Il arrive, rarement mais tout de même, qu’une saga aussi développée, contradictoire et foutraque que Metal gear solid parvienne à synthétiser soudain en quelques minutes à la fois les origines profondes de son geste et à les projeter en avant dans un moment de grâce absolue. Ce climax toujours indépassé, ce mythe primitif, les équipes de Kojima en avaient accouché dans un exténuant duel de sniper en pleine jungle, opposant l’avatar Snake à The End, un tireur d’élite à l’article de la mort dont le CV indiquait qu’il avait participé à la victoire des alliés (comme le reste de son unité de combat uchronique) pendant la Deuxième Guerre mondiale. A une partie des joueurs de se prendre à rêver d’un spin off mettant en scène cette partie de l’histoire réécrite à coup de fusils à lunette. Pas seulement pour continuer cette entreprise de contamination mythologique, idéaliste et délirante sur les « heures les plus sombres de notre histoire » diffusées en boucle par Arte, mais aussi et surtout pour rejoindre d’un même jet le fantasme du prédateur ultime.
Au coeur du modeste titre de Rebellion, c’est bien l’exacerbation de ce sentiment si particulier à l’usage du fusil sniper qui est mis en scène dans une tension permanente entre la surpuissance des dégâts physiques engendrés par une simple balle de Mosin Nagant, et la grande vulnérabilité du tireur avant et après l’envoi de ce coup fatal. Au contraire des héros en titane de ce genre de titre martial, celui de Sniper elite V2, l’officier Fairburne (envoyé en 45 dans un Berlin en ruines pour empêcher la fuite des cerveaux nazis vers l’URSS) reste à ce point faible que deux misérables salves de mitrailleuses l’envoient ad patres et son joueur au dernier checkpoint en mode de difficulté normale. Il est donc question ici, dans des niveaux le plus souvent urbains mais déstructurés / reconfigurés par les bombardements, de toujours doser une progression où la soif d’un affrontement frontal ponctué d’un torrent de tir (la soif d’un chaos guerrier) le dispute à la prudence nécessaire d’une infiltration discrète. Comme dans MGS3 Subsistence, la composition de cet équilibre de jeu est heureusement laissé à la discrétion du joueur en lui facilitant la tâche le cas échéant pour assouvir ses penchants de bourrins sanguinaire (possibilité de profiter des bruits d’affrontement lointains pour faire parler l’artillerie lourde sans alerter de façon suicidaire toute la garnison) ou de présence létale invisible (des mines à poser pour empêcher d’être encerclé, un très utile pistolet silencieux et des attaques au corps à corps sans heurts ni grand cris).

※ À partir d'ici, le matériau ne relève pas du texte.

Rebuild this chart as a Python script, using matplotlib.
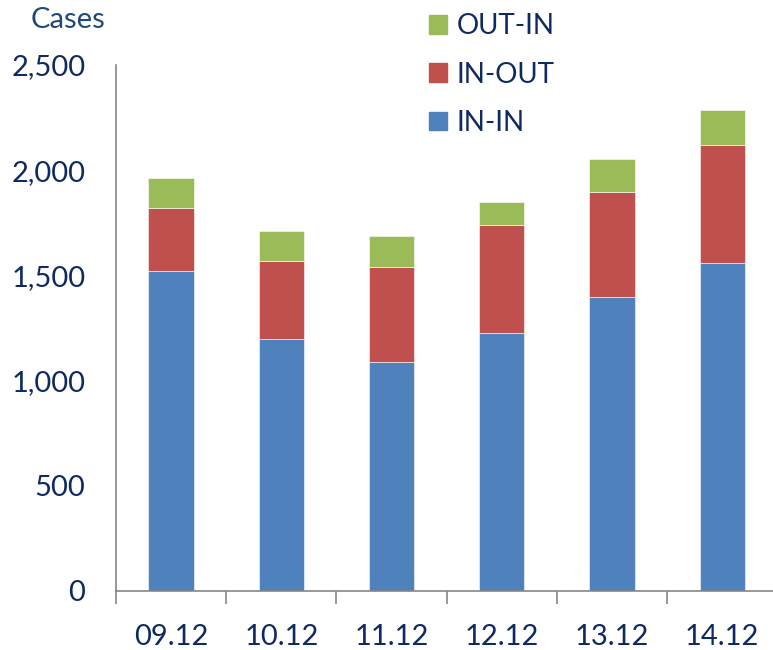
import matplotlib.pyplot as plt
import numpy as np
from matplotlib.ticker import FuncFormatter, FixedLocator
from matplotlib.patches import Patch

dates = ['09.12', '10.12', '11.12', '12.12', '13.12', '14.12']
in_in = [1521, 1196, 1088, 1225, 1399, 1557]
in_out = [301, 371, 453, 515, 499, 563]
out_in = [139, 144, 146, 107, 154, 166]

blue = '#4F81BD'
red = '#C0504D'
green = '#9BBB59'
txt = '#0F2A62'

plt.rcParams['font.family'] = ['Lato', 'DejaVu Sans']

fig = plt.figure(figsize=(7.73, 6.5), dpi=100)
ax = fig.add_axes([0.150, 0.091, 0.85, 0.809])

x = np.arange(len(dates))
w = 0.41
bottom2 = np.array(in_in)
bottom3 = bottom2 + np.array(in_out)
ax.bar(x, in_in, w, color=blue, edgecolor='white', linewidth=0.4)
ax.bar(x, in_out, w, bottom=bottom2, color=red, edgecolor='white', linewidth=0.4)
ax.bar(x, out_in, w, bottom=bottom3, color=green, edgecolor='white', linewidth=0.4)

ax.set_ylim(0, 2500)
ax.set_xlim(-0.5, 5.46)
ax.set_yticks([0, 500, 1000, 1500, 2000, 2500])
ax.yaxis.set_major_formatter(FuncFormatter(lambda v, p: f'{int(v):,}'))
ax.set_xticks(x)
ax.set_xticklabels(dates)
ax.xaxis.set_minor_locator(FixedLocator(np.arange(-0.5, 5.6, 1)))

for s in ['top', 'right']:
    ax.spines[s].set_visible(False)
for s in ['left', 'bottom']:
    ax.spines[s].set_color('#868686')
    ax.spines[s].set_linewidth(1.2)

ax.tick_params(axis='y', length=0, pad=22, labelsize=21, labelcolor=txt)
ax.tick_params(axis='x', which='major', length=0, pad=24, labelsize=21, labelcolor=txt)
ax.tick_params(axis='x', which='minor', length=9, width=1.2, color='#868686')

fig.text(0.039, 0.969, 'Cases', fontsize=21, color='#1F497D', va='center', ha='left')

handles = [Patch(color=green), Patch(color=red), Patch(color=blue)]
labels = ['OUT-IN', 'IN-OUT', 'IN-IN']
leg = fig.legend(handles, labels, loc='upper left', bbox_to_anchor=(0.522, 1.018),
                 frameon=False, fontsize=20, handlelength=0.65, handleheight=0.65,
                 labelspacing=0.8, handletextpad=0.35)
for t in leg.get_texts():
    t.set_color(txt)

fig.savefig('out.png', dpi=100)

Mais si cette délicieuse alternance entre « one man blitkrieg » et infiltration à pas de chat ajoute en variété et rejouabilité, l’intérêt de Sniper elite V2 repose avant tout sur la puissante démonstration sadique de l’émerveillement provoqué par le trajet à l’intérieur du corps d’une balle longue distance. La promesse, hélas non tenue par le teaser Ballet of death de Killzone 2, celle du récit visuel total d’hommes souffrant dans leur chair, se voit ici honorée de la manière la plus spectaculaire et édifiante qui soit. Oui, il faut vivre ces moments de long harcèlement d’un feu ennemi nourri, recroquevillé derrière un frêle muret à recalculer mentalement ses chances d’en sortir vivant pour pleinement apprécier le miraculeux et brusque étirement du temps durant lequel la caméra se met à suivre le voyage de la balle qui fend le vide, faisant défiler en arrière plan les décors désolés avant d’atteindre (nous le savons à l’avance) le corps de l’ennemi, son intégrité physique. Au comble de cette vision hallucinée, un plan traumatique où l’impact de la balle subtilise les couleurs de la viande et des uniformes à une soudaine imagerie anatomique aux rayons X, détaillant l’éclatement des os, des organes successivement détruits, des hémorragies à naître avant de voir le fin projectile sortir de ce corps quitté par la vie.
En cela, et contrairement à ce que les non joueurs suspectent toujours à l’endroit des effets supposément insensibilisant des jeux vidéos violents, par son spectacle innocent (le jeu vidéo aussi graphiquement réaliste soit-il n’est qu’abstraction, son plaisir est spéculatif), jouissif et symboliquement effroyable, Sniper elite V2 constitue à sa manière, surprenante et tordue, une invitation empathique à considérer le corps de l’autre, à souffrir avec, pour et contre lui.